I'm not going to name names, but certain players need to realize we got our three rings for three reasons. One, because of me. And two, because of Coach Phil. Kobe, you were just an over-hyped high school player pretending to date Brandy when I was knocking over guys like Hakeem and Patrick. Remember Penny Hardaway? Guess we all know who put the Magic in Orlando.
How good would you be without me in the middle, taking all the attention away while you play one-on-one with Tony Parker? Those 40-point games were special to watch. So special that nobody else learned how to play. So special that we still couldn't do better than No. 6 in the West. So special that you had to put 80 shots to get there. Oh, but you're just like Mike, right?
Everybody wants to play center like Shaq. Everybody wants to be as unstoppable as Shaq. Everybody wants to be as strong as me. Who wants to be like Kobe? Who wants to be stupid enough to marry a beautiful woman and then throw it away for a little behind-the-back turnaround?
You put up this image of yourself as an upstanding individual. You're the family man. You're the face of the organization. You're the new "Showtime." Me, I'm just the most indomitable force on the planet. And I'm popular.
Everyone's heard of Caramelo. It's America's favorite caramel-filled chocolate treat. What the hell is Nutella? Is it chocolate? Is it hazelnut? Jelly? Do I spread it somewhere or just eat it out of the jar? Why is the supermarket only stocked with one jar at any given time? Is it the same damn jar? Maybe if they took your face off it, someone would buy it.
Or maybe nobody buys it because it's from Italy. Just like you.
Everything about me is big, including my toe. It takes a long time to heal because Shaq is a high-powered diesel engine. Shaq don't rush the healing process. I'd rather come back when I'm healthy enough to contribute up to my standards. Rushing just means I'm hurting the team when I'm out there. You know all about that, don't you, Kobe?
Who cares about your "difficult time?" You bought your way back into your marriage with that diamond.

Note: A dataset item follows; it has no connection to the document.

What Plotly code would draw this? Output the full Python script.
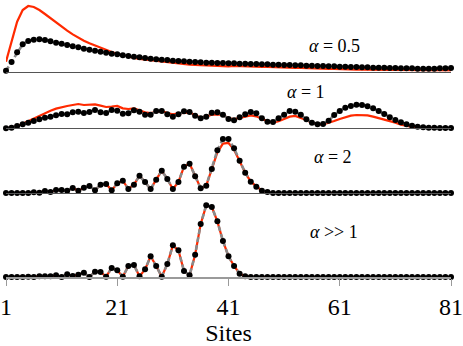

You'll just buy your way out of prison time. Who really thinks you're going to spend time in jail?
See, I'm real. Ain't nothing changed about me. I'm still the same Shaq I was in Baton Rouge. Nothing's changed about you either, but then again, there wasn't anything there to change in the first place. No personality, no credibility, no marketability, no real knowledge of what it takes to be a team player…
What was your dad's name? Jellybean? That fits since you ain't nothing but jelly on the inside. I meant you were soft, since your two stupid to understand anything.
In short, I couldn't care less if you opt out of your contract. In fact, I'll throw in a few thousand bucks to help you move your cases of unsold Sprite. You'll need the extra space to move your ego to the Clippers, Hawks or whatever sorry excuse for a team you'll end up with.
LeBron's the next Mike. You ain't even the next Jason Williams.